— START —

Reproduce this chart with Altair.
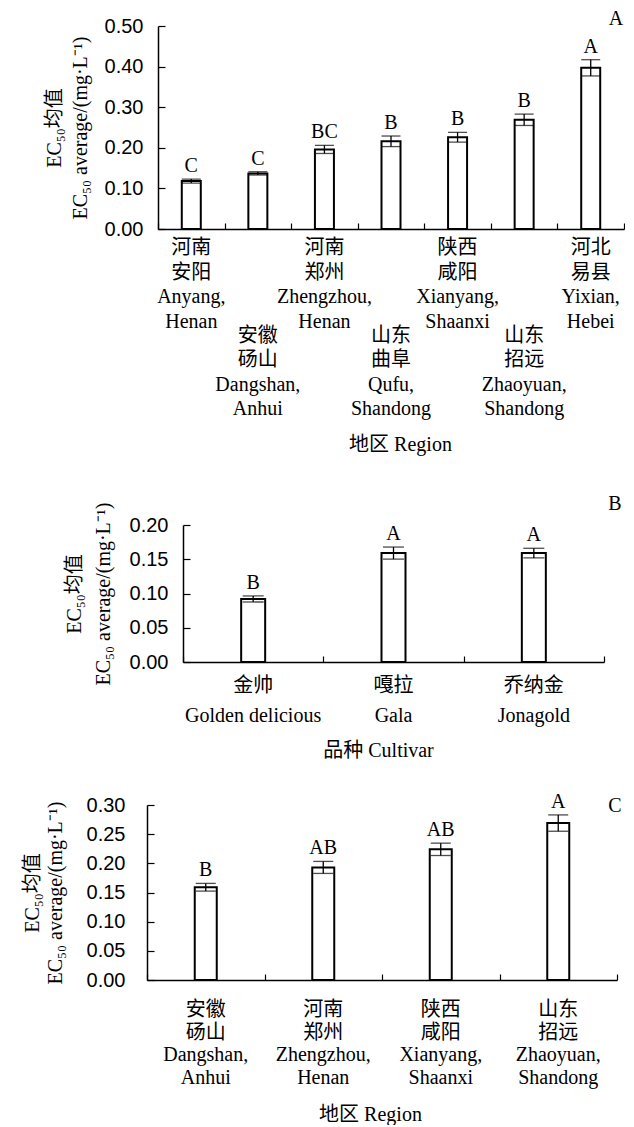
import altair as alt
import pandas as pd

SERIF = "Liberation Serif, Noto Sans CJK SC, serif"
SANS = "Liberation Sans, Arial, sans-serif"
YTITLE = ["EC₅₀均值", "EC₅₀ average/(mg·L⁻¹)"]

# ---------------- Panel A : region ----------------
a_labels = ["河南\n安阳\nAnyang,\nHenan", "安徽\n砀山\nDangshan,\nAnhui",
            "河南\n郑州\nZhengzhou,\nHenan", "山东\n曲阜\nQufu,\nShandong",
            "陕西\n咸阳\nXianyang,\nShaanxi", "山东\n招远\nZhaoyuan,\nShandong",
            "河北\n易县\nYixian,\nHebei"]
a_means = [0.118, 0.137, 0.196, 0.216, 0.226, 0.269, 0.397]
a_errs = [0.005, 0.004, 0.010, 0.013, 0.012, 0.014, 0.020]
a_letters = ["C", "C", "BC", "B", "B", "B", "A"]
a_ticks = [0.0, 0.1, 0.2, 0.3, 0.4, 0.5]

# ---------------- Panel B : cultivar ----------------
b_labels = ["金帅\nGolden delicious", "嘎拉\nGala", "乔纳金\nJonagold"]
b_means = [0.092, 0.159, 0.159]
b_errs = [0.0044, 0.0088, 0.007]
b_letters = ["B", "A", "A"]
b_ticks = [0.0, 0.05, 0.10, 0.15, 0.20]

# ---------------- Panel C : region ----------------
c_labels = ["安徽\n砀山\nDangshan,\nAnhui", "河南\n郑州\nZhengzhou,\nHenan",
            "陕西\n咸阳\nXianyang,\nShaanxi", "山东\n招远\nZhaoyuan,\nShandong"]
c_means = [0.159, 0.193, 0.224, 0.269]
c_errs = [0.0066, 0.0103, 0.0106, 0.014]
c_letters = ["B", "AB", "AB", "A"]
c_ticks = [0.0, 0.05, 0.10, 0.15, 0.20, 0.25, 0.30]

LEFT = 135  # common left extent reserved for y labels / title


def panel(labels, means, errs, letters, ticks, *, tag, width, height, bar_w, cap_w,
          label_y, label_lh, stagger, xtitle, xtitle_pad, xtitle_x, ytitle_pad,
          ytitle_lh, ylabel_pad, top, bottom, tag_x, tag_y):
    n = len(labels)
    df = pd.DataFrame({
        "cat": labels,
        "mean": means,
        "err": errs,
        "letter": letters,
        "row": [(i % 2) if stagger else 0 for i in range(n)],
    })
    df["lo"] = df["mean"] - df["err"]
    df["hi"] = df["mean"] + df["err"]

    xscale = alt.Scale(domain=labels, paddingInner=0, paddingOuter=0)
    x = alt.X("cat:N", scale=xscale, axis=alt.Axis(
        tickBand="extent", labels=False, title=xtitle, titleFont=SERIF,
        titleFontSize=20, titleFontWeight="normal", titlePadding=xtitle_pad,
        titleX=xtitle_x, tickSize={"expr": "-6"}))
    yscale = alt.Scale(domain=[ticks[0], ticks[-1]], nice=False)
    yaxis = alt.Axis(
        values=ticks, format=".2f", labelFont=SANS, labelFontSize=20,
        labelPadding=ylabel_pad, labelOverlap=False, labelSeparation=0, labelBound=False,
        labelFlush=False, tickSize={"expr": "-7"}, grid=False,
        titleFont=SERIF, titleFontSize=20, titleFontWeight="normal",
        titleLineHeight=ytitle_lh, titlePadding=ytitle_pad)
    y = alt.Y("mean:Q", scale=yscale, title=YTITLE, axis=yaxis)

    base = alt.Chart(df)
    bars = base.mark_bar(size=bar_w, fill="white", stroke="black", strokeWidth=2).encode(x=x, y=y)
    rule = base.mark_rule(color="black", strokeWidth=1.3).encode(
        x=x, y=alt.Y("lo:Q", scale=yscale, axis=yaxis, title=YTITLE), y2="hi:Q")
    cap_lo = base.mark_tick(orient="horizontal", size=cap_w, thickness=1.3, color="black").encode(
        x=x, y=alt.Y("lo:Q", scale=yscale, axis=yaxis, title=YTITLE))
    cap_hi = base.mark_tick(orient="horizontal", size=cap_w, thickness=1.3, color="black").encode(
        x=x, y=alt.Y("hi:Q", scale=yscale, axis=yaxis, title=YTITLE))
    sig = base.mark_text(font=SERIF, fontSize=20, baseline="alphabetic", dy=-7, color="black").encode(
        x=x, y=alt.Y("hi:Q", scale=yscale, axis=yaxis, title=YTITLE), text="letter:N")

    layers = [bars, rule, cap_lo, cap_hi, sig]
    rows = [0, 1] if stagger else [0]
    for r in rows:
        layers.append(
            base.transform_filter(f"datum.row == {r}").mark_text(
                lineBreak="\n", baseline="top", font=SERIF, fontSize=20,
                lineHeight=label_lh, color="black").encode(
                x=x, y=alt.value(height + label_y[r]), text="cat:N"))

    tag_df = pd.DataFrame({"t": [tag]})
    layers.append(alt.Chart(tag_df).mark_text(
        font=SERIF, fontSize=20, baseline="alphabetic", color="black").encode(
        x=alt.value(tag_x), y=alt.value(tag_y), text="t:N"))

    # invisible layout spacers (fix the panel's left / top / bottom extents)
    sp = pd.DataFrame({"t": ["."]})
    layers.append(alt.Chart(sp).mark_text(
        opacity=0, align="left", baseline="top", fontSize=8).encode(
        x=alt.value(-LEFT), y=alt.value(-top), text="t:N"))
    if bottom is not None:
        layers.append(alt.Chart(sp).mark_text(
            opacity=0, align="left", baseline="bottom", fontSize=8).encode(
            x=alt.value(0), y=alt.value(bottom), text="t:N"))

    return alt.layer(*layers).properties(width=width, height=height)


def gap(w):
    # empty spacer view whose bounds end exactly at x = w
    return alt.Chart(pd.DataFrame({"t": ["."]})).mark_text(
        opacity=0, align="right", baseline="top", fontSize=8).encode(
        x=alt.value(w), y=alt.value(0), text="t:N").properties(width=w, height=1)


pa = panel(a_labels, a_means, a_errs, a_letters, a_ticks, tag="A",
           width=466, height=203, bar_w=19, cap_w=19,
           label_y=[9, 96.5], label_lh=24.5, stagger=True,
           xtitle="地区 Region", xtitle_pad=205, xtitle_x=242,
           ytitle_pad=14, ytitle_lh=26, ylabel_pad=22,
           top=17.5, bottom=455, tag_x=458, tag_y=-1.5)

pb = panel(b_labels, b_means, b_errs, b_letters, b_ticks, tag="B",
           width=421, height=137, bar_w=24, cap_w=21,
           label_y=[13.5], label_lh=30, stagger=False,
           xtitle="品种 Cultivar", xtitle_pad=78, xtitle_x=195,
           ytitle_pad=16, ytitle_lh=28.5, ylabel_pad=22,
           top=43.3, bottom=261.7, tag_x=432, tag_y=-15)

pc = panel(c_labels, c_means, c_errs, c_letters, c_ticks, tag="C",
           width=470, height=175, bar_w=22, cap_w=20,
           label_y=[20.3], label_lh=22.5, stagger=False,
           xtitle="地区 Region", xtitle_pad=124, xtitle_x=223,
           ytitle_pad=21, ytitle_lh=23, ylabel_pad=29,
           top=17.7, bottom=None, tag_x=468, tag_y=7.3)

row_a = alt.hconcat(gap(158 - 8 - LEFT), pa, spacing=0)
row_b = alt.hconcat(gap(183 - 8 - LEFT), pb, spacing=0)
row_c = alt.hconcat(gap(147 - 8 - LEFT), pc, spacing=0)

chart = alt.vconcat(row_a, row_b, row_c, spacing=0).properties(
    padding=0
).configure_view(strokeWidth=0).configure_axis(
    domainColor="black", domainWidth=1.5, tickColor="black", tickWidth=1.2,
    labelColor="black", titleColor="black", labelOverlap=False
)

chart.save("out.html", embed_options={"renderer": "svg", "actions": False})
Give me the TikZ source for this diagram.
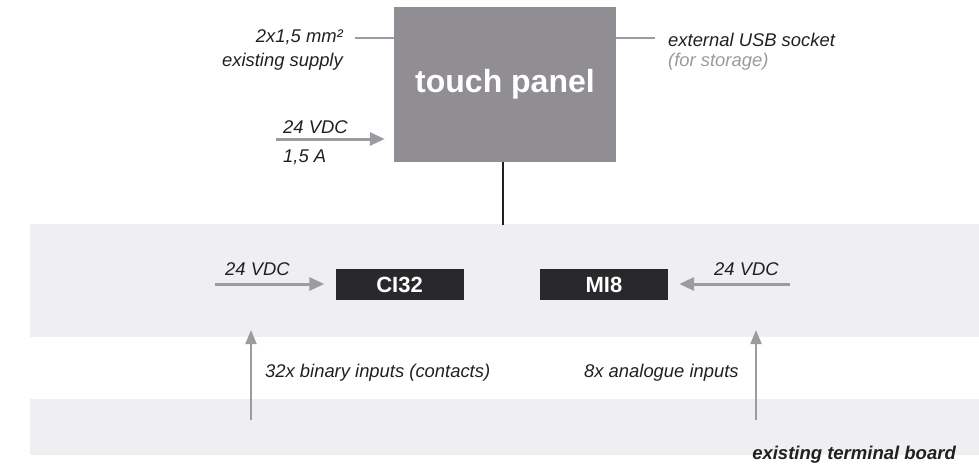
\documentclass[tikz,border=0pt]{standalone}
\usepackage{fontspec}
\setmainfont{Liberation Sans}
\usetikzlibrary{arrows.meta}
\definecolor{panelgray}{HTML}{908E93}
\definecolor{boxdark}{HTML}{29282B}
\definecolor{bandgray}{HTML}{EFEFF1}
\definecolor{linegray}{HTML}{9C9B9F}
\definecolor{txtdark}{HTML}{231F20}
\definecolor{txtgray}{HTML}{9A999D}
\tikzset{
  lbl/.style={inner sep=0pt, font=\fontsize{18.4}{21}\selectfont\itshape, text=txtdark},
  lblgray/.style={lbl, text=txtgray},
  module/.style={fill=boxdark, text=white, font=\fontsize{22}{24}\selectfont\bfseries, minimum width=128pt, minimum height=31pt, inner sep=0pt},
  feed/.style={draw=linegray, line width=3pt, -{Triangle[length=15pt,width=13pt]}},
  sig/.style={draw=linegray, line width=2.2pt, -{Triangle[length=14pt,width=11pt]}},
  wire/.style={draw=linegray, line width=2pt},
}
\begin{document}
\begin{tikzpicture}[x=1pt,y=-1pt]
\useasboundingbox (0,0) rectangle (979,467);
% background bands
\fill[bandgray] (30,224) rectangle (979,337);
\fill[bandgray] (30,399) rectangle (979,455);
% touch panel
\node[fill=panelgray, text=white, font=\fontsize{32}{36}\selectfont\bfseries, minimum width=222pt, minimum height=155pt, inner sep=0pt] (panel) at (505,84.5) {touch panel};
% modules
\node[module] (ci) at (399.5,284.5) {CI32};
\node[module] (mi) at (604,284.5) {MI8};
% bus line
\coordinate (busTop) at (503,224.5);
\draw[txtdark, line width=2pt] (panel.south -| busTop) -- (busTop);
% top-left supply
\coordinate (supL) at (355,38);
\draw[wire] (supL) -- (supL -| panel.west);
\node[lbl, anchor=east] (sup1) at (343,37) {2x1,5 mm²};
\node[lbl, anchor=east] (sup2) at (343,62) {existing supply};
% top-left 24 VDC
\coordinate (pwrL) at (276,139);
\draw[feed] (pwrL) -- ([xshift=-9pt]panel.west |- pwrL);
\node[lbl, anchor=west] (pwr1) at (283,127) {24 VDC};
\node[lbl, anchor=west] (pwr2) at (283,157) {1,5 A};
% USB
\coordinate (usbR) at (655,38);
\draw[wire] (usbR -| panel.east) -- (usbR);
\node[lbl, anchor=west] (usb1) at (668,40) {external USB socket};
\node[lblgray, anchor=west] (usb2) at (668,62) {(for storage)};
% module supplies
\coordinate (ciL) at (215,284);
\draw[feed] (ciL) -- ([xshift=-11pt]ci.west |- ciL);
\node[lbl, anchor=west] (civ) at (225,269) {24 VDC};
\coordinate (miR) at (790,284);
\draw[feed] (miR) -- ([xshift=11pt]mi.east |- miR);
\node[lbl, anchor=west] (miv) at (714,269) {24 VDC};
% inputs
\coordinate (inA0) at (251,420);
\coordinate (inA1) at (251,330);
\draw[sig] (inA0) -- (inA1);
\node[lbl, anchor=west] (inAt) at (265,373) {32x binary inputs (contacts)};
\coordinate (inB0) at (756,420);
\coordinate (inB1) at (756,330);
\draw[sig] (inB0) -- (inB1);
\node[lbl, anchor=west] (inBt) at (584,373) {8x analogue inputs};
% terminal board
\node[lbl, font=\fontsize{18.5}{21}\selectfont\bfseries\itshape, anchor=east] (tb) at (956,455) {existing terminal board};
\end{tikzpicture}
\end{document}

— END —

[Exercise description]
Please extract exactly the lines of the data, from the first through the line containing "b_ticks = [0.0, 0.05, 0.10, 0.15, 0.20]", and add no pictures to the copy.

[Task output]
Reproduce this chart with Altair.
import altair as alt
import pandas as pd

SERIF = "Liberation Serif, Noto Sans CJK SC, serif"
SANS = "Liberation Sans, Arial, sans-serif"
YTITLE = ["EC₅₀均值", "EC₅₀ average/(mg·L⁻¹)"]

# ---------------- Panel A : region ----------------
a_labels = ["河南\n安阳\nAnyang,\nHenan", "安徽\n砀山\nDangshan,\nAnhui",
            "河南\n郑州\nZhengzhou,\nHenan", "山东\n曲阜\nQufu,\nShandong",
            "陕西\n咸阳\nXianyang,\nShaanxi", "山东\n招远\nZhaoyuan,\nShandong",
            "河北\n易县\nYixian,\nHebei"]
a_means = [0.118, 0.137, 0.196, 0.216, 0.226, 0.269, 0.397]
a_errs = [0.005, 0.004, 0.010, 0.013, 0.012, 0.014, 0.020]
a_letters = ["C", "C", "BC", "B", "B", "B", "A"]
a_ticks = [0.0, 0.1, 0.2, 0.3, 0.4, 0.5]

# ---------------- Panel B : cultivar ----------------
b_labels = ["金帅\nGolden delicious", "嘎拉\nGala", "乔纳金\nJonagold"]
b_means = [0.092, 0.159, 0.159]
b_errs = [0.0044, 0.0088, 0.007]
b_letters = ["B", "A", "A"]
b_ticks = [0.0, 0.05, 0.10, 0.15, 0.20]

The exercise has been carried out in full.